==== Given information ====
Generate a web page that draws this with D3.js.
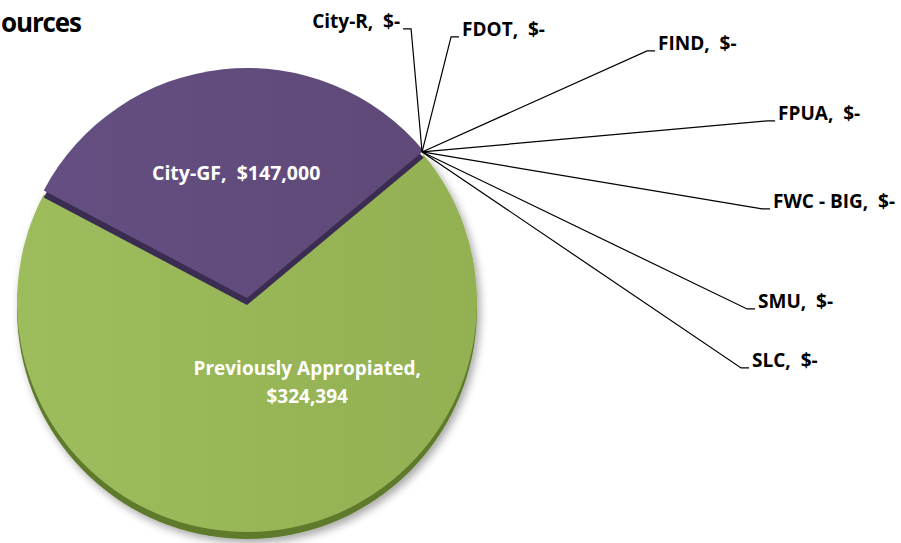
<!DOCTYPE html>
<html>
<head>
<meta charset="utf-8">
<script src="https://cdn.jsdelivr.net/npm/d3@7"></script>
<style>
  body { margin: 0; background: #fff; }
  text { font-family: "Open Sans", Lato, sans-serif; font-weight: bold; white-space: pre; }
</style>
</head>
<body>
<div id="wrapper"></div>
<script>
// data
const categories = ['City-GF', 'City-R', 'FDOT', 'FIND', 'FPUA', 'FWC - BIG', 'SMU', 'SLC', 'Previously Appropiated'];
const amounts = [147000, 0, 0, 0, 0, 0, 0, 0, 324394];
const sliceColors = ['#604a7b', '#4f81bd', '#c0504d', '#f79646', '#4bacc6', '#8064a2', '#2c4d75', '#772c2a', '#9bbb59'];
const titleText = 'ources';  // what is left visible of the title in the original

// leader line end points for the empty slices, relative to the slice point
const leaderEnds = {
    'City-R': [-11, -123, -1],
    'FDOT': [29, -115, 1],
    'FIND': [225, -101, 1],
    'FPUA': [345, -31, 1],
    'FWC - BIG': [340, 57, 1],
    'SMU': [325, 157, 1],
    'SLC': [319, 216, 1]
};

const fmtMoney = v => v === 0 ? '$-' : '$' + d3.format(',')(v);

let dimensions = { width: 901, height: 543 };
let cx = 247, cy = 302, radius = 230, depth = 7;

const svg = d3.select('#wrapper').append('svg')
    .attr('width', dimensions.width)
    .attr('height', dimensions.height);

const defs = svg.append('defs');
const shadow = defs.append('filter').attr('id', 'shadow')
    .attr('x', '-10%').attr('y', '-10%').attr('width', '130%').attr('height', '130%');
shadow.append('feGaussianBlur').attr('in', 'SourceAlpha').attr('stdDeviation', 4);
shadow.append('feOffset').attr('dx', 3).attr('dy', 4).attr('result', 'blur');
shadow.append('feComponentTransfer').append('feFuncA').attr('type', 'linear').attr('slope', 0.35);
const merge = shadow.append('feMerge');
merge.append('feMergeNode');
merge.append('feMergeNode').attr('in', 'SourceGraphic');

function grad(id, c1, c2) {
    const g = defs.append('linearGradient').attr('id', id)
        .attr('x1', '0%').attr('y1', '0%').attr('x2', '100%').attr('y2', '0%');
    g.append('stop').attr('offset', '0%').attr('stop-color', c1);
    g.append('stop').attr('offset', '100%').attr('stop-color', c2);
}
grad('gGreen', '#9dbd5d', '#93b052');
grad('gPurple', '#654f82', '#5e4978');

// title
svg.append('text')
    .attr('x', 82).attr('y', 32)
    .attr('text-anchor', 'end')
    .attr('textLength', 81)
    .style('font-size', '26px')
    .style('fill', '#000')
    .text(titleText);

const startA = -62.1 * Math.PI / 180;
const pie = d3.pie().sort(null).value(d => d.value)
    .startAngle(startA).endAngle(startA + 2 * Math.PI);

const dataset = categories.map((c, i) => ({ name: c, value: amounts[i], color: sliceColors[i] }));
const arcs = pie(dataset);
const arcGen = d3.arc().innerRadius(0).outerRadius(radius);

const bounds = svg.append('g').attr('transform', `translate(${cx},${cy})`);
const big = arcs.filter(a => a.data.value > 0);

const green = big.find(a => a.data.name === 'Previously Appropiated');
const purple = big.find(a => a.data.name === 'City-GF');

// green slice (with depth + shadow)
const gGreen = bounds.append('g').attr('filter', 'url(#shadow)');
gGreen.append('path').attr('d', arcGen(green)).attr('transform', `translate(0,${depth})`).attr('fill', '#5f7a2c');
gGreen.append('path').attr('d', arcGen(green)).attr('fill', 'url(#gGreen)');

// purple slice, slightly raised
const gPurple = bounds.append('g').attr('transform', 'translate(0,-4)');
gPurple.append('path').attr('d', arcGen(purple)).attr('transform', `translate(0,${depth})`).attr('fill', '#3b2c52');
gPurple.append('path').attr('d', arcGen(purple)).attr('fill', 'url(#gPurple)');

// inner labels
const labelArc = d3.arc().innerRadius(radius * 0.58).outerRadius(radius * 0.58);
let pc = labelArc.centroid(purple);
bounds.append('text')
    .attr('x', pc[0] + 3).attr('y', pc[1] + 5)
    .attr('text-anchor', 'middle').attr('dominant-baseline', 'middle')
    .style('fill', '#fff').style('font-size', '19.5px')
    .text(`${purple.data.name},  ${fmtMoney(purple.data.value)}`);

let gc = d3.arc().innerRadius(radius * 0.3).outerRadius(radius * 0.3).centroid(green);
const gl = bounds.append('text')
    .attr('text-anchor', 'middle')
    .style('fill', '#fff').style('font-size', '19px');
gl.append('tspan').attr('x', gc[0] + 53).attr('y', gc[1] + 4).text(`${green.data.name},`);
gl.append('tspan').attr('x', gc[0] + 53).attr('y', gc[1] + 32).text(fmtMoney(green.data.value));

// empty slices: leader lines to the outside
const empties = arcs.filter(a => a.data.value === 0);
empties.forEach(a => {
    const p = [Math.sin(a.startAngle) * (radius - 2), -Math.cos(a.startAngle) * (radius - 2) - 4];
    const e = leaderEnds[a.data.name];
    const ex = p[0] + e[0], ey = p[1] + e[1];
    const hx = ex + e[2] * 8;
    bounds.append('path')
        .attr('d', `M${p[0]},${p[1]}L${ex},${ey}L${hx},${ey}`)
        .attr('fill', 'none').attr('stroke', '#000').attr('stroke-width', 1.2);
    bounds.append('text')
        .attr('x', hx + e[2] * 3).attr('y', ey - 6)
        .attr('text-anchor', e[2] > 0 ? 'start' : 'end')
        .attr('dominant-baseline', 'middle')
        .style('fill', '#000').style('font-size', '19px')
        .text(`${a.data.name},  ${fmtMoney(a.data.value)}`);
});
</script>
</body>
</html>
====
**Aim**
Go through the listing above and write it all out exactly, leaving out any picture.

**Solution**
Generate a web page that draws this with D3.js.
<!DOCTYPE html>
<html>
<head>
<meta charset="utf-8">
<script src="https://cdn.jsdelivr.net/npm/d3@7"></script>
<style>
  body { margin: 0; background: #fff; }
  text { font-family: "Open Sans", Lato, sans-serif; font-weight: bold; white-space: pre; }
</style>
</head>
<body>
<div id="wrapper"></div>
<script>
// data
const categories = ['City-GF', 'City-R', 'FDOT', 'FIND', 'FPUA', 'FWC - BIG', 'SMU', 'SLC', 'Previously Appropiated'];
const amounts = [147000, 0, 0, 0, 0, 0, 0, 0, 324394];
const sliceColors = ['#604a7b', '#4f81bd', '#c0504d', '#f79646', '#4bacc6', '#8064a2', '#2c4d75', '#772c2a', '#9bbb59'];
const titleText = 'ources';  // what is left visible of the title in the original

// leader line end points for the empty slices, relative to the slice point
const leaderEnds = {
    'City-R': [-11, -123, -1],
    'FDOT': [29, -115, 1],
    'FIND': [225, -101, 1],
    'FPUA': [345, -31, 1],
    'FWC - BIG': [340, 57, 1],
    'SMU': [325, 157, 1],
    'SLC': [319, 216, 1]
};

const fmtMoney = v => v === 0 ? '$-' : '$' + d3.format(',')(v);

let dimensions = { width: 901, height: 543 };
let cx = 247, cy = 302, radius = 230, depth = 7;

const svg = d3.select('#wrapper').append('svg')
    .attr('width', dimensions.width)
    .attr('height', dimensions.height);

const defs = svg.append('defs');
const shadow = defs.append('filter').attr('id', 'shadow')
    .attr('x', '-10%').attr('y', '-10%').attr('width', '130%').attr('height', '130%');
shadow.append('feGaussianBlur').attr('in', 'SourceAlpha').attr('stdDeviation', 4);
shadow.append('feOffset').attr('dx', 3).attr('dy', 4).attr('result', 'blur');
shadow.append('feComponentTransfer').append('feFuncA').attr('type', 'linear').attr('slope', 0.35);
const merge = shadow.append('feMerge');
merge.append('feMergeNode');
merge.append('feMergeNode').attr('in', 'SourceGraphic');

function grad(id, c1, c2) {
    const g = defs.append('linearGradient').attr('id', id)
        .attr('x1', '0%').attr('y1', '0%').attr('x2', '100%').attr('y2', '0%');
    g.append('stop').attr('offset', '0%').attr('stop-color', c1);
    g.append('stop').attr('offset', '100%').attr('stop-color', c2);
}
grad('gGreen', '#9dbd5d', '#93b052');
grad('gPurple', '#654f82', '#5e4978');

// title
svg.append('text')
    .attr('x', 82).attr('y', 32)
    .attr('text-anchor', 'end')
    .attr('textLength', 81)
    .style('font-size', '26px')
    .style('fill', '#000')
    .text(titleText);

const startA = -62.1 * Math.PI / 180;
const pie = d3.pie().sort(null).value(d => d.value)
    .startAngle(startA).endAngle(startA + 2 * Math.PI);

const dataset = categories.map((c, i) => ({ name: c, value: amounts[i], color: sliceColors[i] }));
const arcs = pie(dataset);
const arcGen = d3.arc().innerRadius(0).outerRadius(radius);

const bounds = svg.append('g').attr('transform', `translate(${cx},${cy})`);
const big = arcs.filter(a => a.data.value > 0);

const green = big.find(a => a.data.name === 'Previously Appropiated');
const purple = big.find(a => a.data.name === 'City-GF');

// green slice (with depth + shadow)
const gGreen = bounds.append('g').attr('filter', 'url(#shadow)');
gGreen.append('path').attr('d', arcGen(green)).attr('transform', `translate(0,${depth})`).attr('fill', '#5f7a2c');
gGreen.append('path').attr('d', arcGen(green)).attr('fill', 'url(#gGreen)');

// purple slice, slightly raised
const gPurple = bounds.append('g').attr('transform', 'translate(0,-4)');
gPurple.append('path').attr('d', arcGen(purple)).attr('transform', `translate(0,${depth})`).attr('fill', '#3b2c52');
gPurple.append('path').attr('d', arcGen(purple)).attr('fill', 'url(#gPurple)');

// inner labels
const labelArc = d3.arc().innerRadius(radius * 0.58).outerRadius(radius * 0.58);
let pc = labelArc.centroid(purple);
bounds.append('text')
    .attr('x', pc[0] + 3).attr('y', pc[1] + 5)
    .attr('text-anchor', 'middle').attr('dominant-baseline', 'middle')
    .style('fill', '#fff').style('font-size', '19.5px')
    .text(`${purple.data.name},  ${fmtMoney(purple.data.value)}`);

let gc = d3.arc().innerRadius(radius * 0.3).outerRadius(radius * 0.3).centroid(green);
const gl = bounds.append('text')
    .attr('text-anchor', 'middle')
    .style('fill', '#fff').style('font-size', '19px');
gl.append('tspan').attr('x', gc[0] + 53).attr('y', gc[1] + 4).text(`${green.data.name},`);
gl.append('tspan').attr('x', gc[0] + 53).attr('y', gc[1] + 32).text(fmtMoney(green.data.value));

// empty slices: leader lines to the outside
const empties = arcs.filter(a => a.data.value === 0);
empties.forEach(a => {
    const p = [Math.sin(a.startAngle) * (radius - 2), -Math.cos(a.startAngle) * (radius - 2) - 4];
    const e = leaderEnds[a.data.name];
    const ex = p[0] + e[0], ey = p[1] + e[1];
    const hx = ex + e[2] * 8;
    bounds.append('path')
        .attr('d', `M${p[0]},${p[1]}L${ex},${ey}L${hx},${ey}`)
        .attr('fill', 'none').attr('stroke', '#000').attr('stroke-width', 1.2);
    bounds.append('text')
        .attr('x', hx + e[2] * 3).attr('y', ey - 6)
        .attr('text-anchor', e[2] > 0 ? 'start' : 'end')
        .attr('dominant-baseline', 'middle')
        .style('fill', '#000').style('font-size', '19px')
        .text(`${a.data.name},  ${fmtMoney(a.data.value)}`);
});
</script>
</body>
</html>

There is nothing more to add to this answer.